“Green” Colleges Appealing More to Prospective Students
As students show more interest in schools' "green" and "sustainable" commitments, colleges respond by showcasing their efforts.

by Education News


These days, the students are giving more and more weight to how “green” a prospective college is when making enrollment decisions, reports USA Today. And schools are paying attention to the new trend by highlighting their commitment to the environment and sustainability, talking up green-focused academic programs and pointing kids and parents to campus opportunities to make a difference.

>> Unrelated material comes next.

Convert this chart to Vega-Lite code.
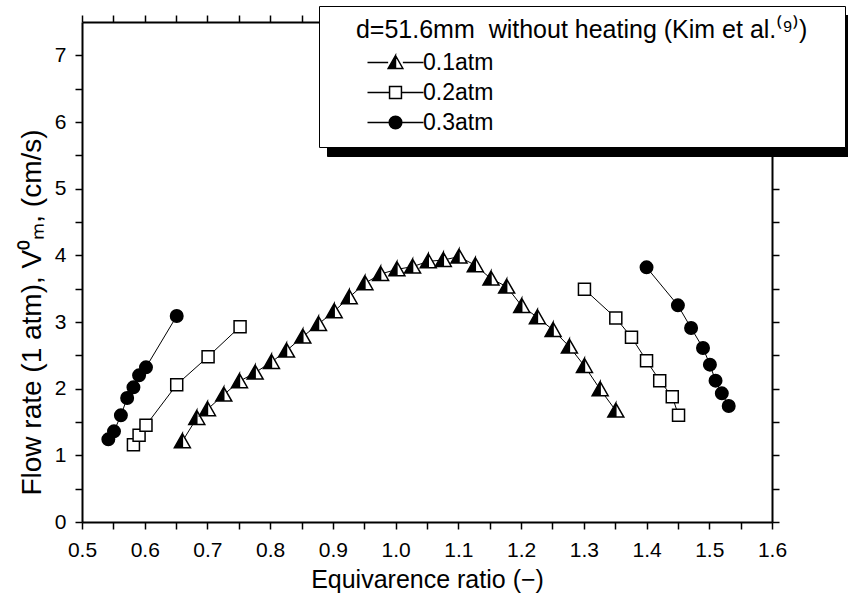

According to Robert Frank, the senior vice president of publishing at The Princeton Review, these moves on the part of the schools are often in response to student demands for such information:

“Many more schools are simply talking about their commitment to the environment because so many college-bound students are asking those questions.”

TPR is responding to the demand in its own way by releasing a downloadable “Guide to 311 Green Colleges.” The guide, a joint effort between the The Princeton Review and the U.S. Green Building Council, rates schools on criteria such as availability of local food, waste-management strategies and campus transportation options. The guide found that schools are taking different approaches to appear eco-friendly:

  • The College of the Atlantic in Bar Harbor, Maine, includes the travel mileage of every prospective student who comes to visit as part of the carbon debt it must offset to remain carbon-neutral.
  • At Elon University in Elon, N.C., a touch-screen allows students and parents to monitor energy and water consumption in real time at the school’s greenest building, one of the first stops on campus tours.
  • At Warren Wilson College in Asheville, N.C., prospective students can “see, hear and smell best practices” in sustainability on the school’s Green Walkabout; stops include an Eco Dorm, farm and recycling center.

Richard Blomgren, President of Warren Wilson, says that while he welcomes other schools’ new green efforts, WWC has long had an ear open to the students’ ideas on the subject. According to him, many of the college’s environmental initiatives, some going back as far as a decade, were “student-driven.”